I use MP extensively in my trading, and use the new version of EW for my MP levels. To make EW conform to regular MP, you simply put the PH on a 30min chart. The
POC will be the same when the number of price buckets are odd, and vary from other software when the number of buckets are even. This depends on whether that particular software rounds the half a tick value up or down. The new EW supports two
value area computation methods. One conforms to eSignal, the other CQG. I use the CQG method. It is selectable as a global option. The VA computation matches other software with the same caveat regarding rounding. You will not get a MP with letters like a standard profile, but you can toggle the 30min bars on/off to see which bracket the TPO belongs to.
In the past, the PH tool used screen coordinates for the price buckets. That was a major complaint, and why I used a different program for MP. That has changed in the new version to buckets matching tick size. The EPH is the only softare I use for my MP work. I would like to see a couple more features added, and I have submitted those.
Ensign is in the process of designing a new implementation for higher performance (I don't see any performance issues, btw) and adding new features. I am not affiliated with Ensign, so I have no idea when that is scheduled for release.
I use the PH tool on a 30min chart with TPO (time at price), and export the
poc/vah/val values from that chart to other lower timeframes.

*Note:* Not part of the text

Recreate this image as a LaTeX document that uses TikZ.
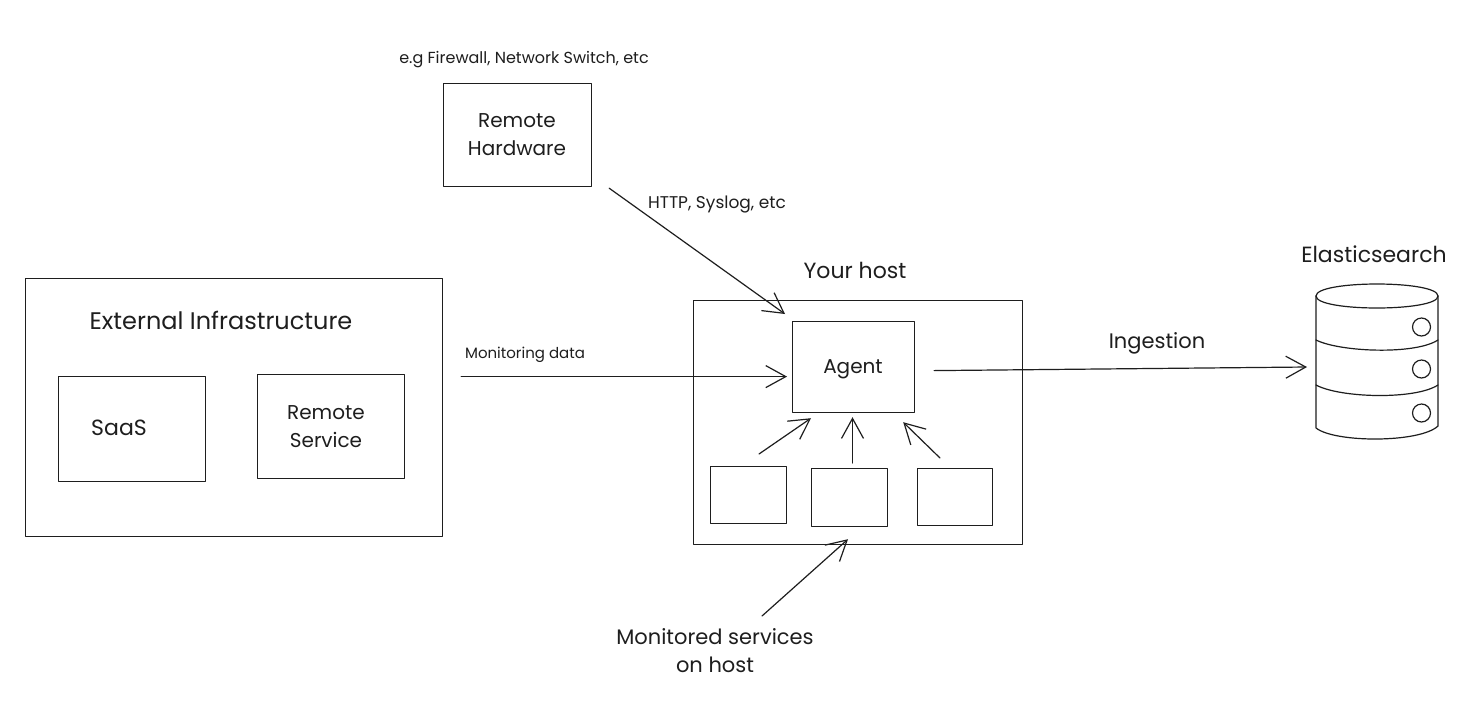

EW supports constructing the histogram based on time or volume.
Volume Based Profiles
I know jperl has videos with a volume profile based on one minute bars. In my experience, EW does a reasonable job most of the time in this case, but I have seen occassional large differences between a volume histo based on one minute bars vs. actual ticks. I was running the two profiles on the same system with the same data feed. The comparison software was MarketDelta. The discrepancies occur when the profile takes on a double distribution shape. The occasional differences are large enough to place the volume
POC on the other side of
vwap. To be fair, even two different softwares using the same tick data can arrive at different
POC (and
value areas by extension) in this double distribution case. The reason is volume profile implementations usually incorporate some kind of threshold when comparing the buckets, and those thresholds vary from one vendor to another. So one software using a smaller threshold would dynamically shift its
VPOC sooner as the second distribution began to overtake the first. From a trading perspective, this is a technicality, since a developing dbl dist provides a reasonble expectation of price behavior when transitioning from one to the other.
On a broader MP note, using MP for just
VAH/VAL levels -while useful- is nowhere near the utility of understanding the auction process that a MP uniquely shows. Just my opinion.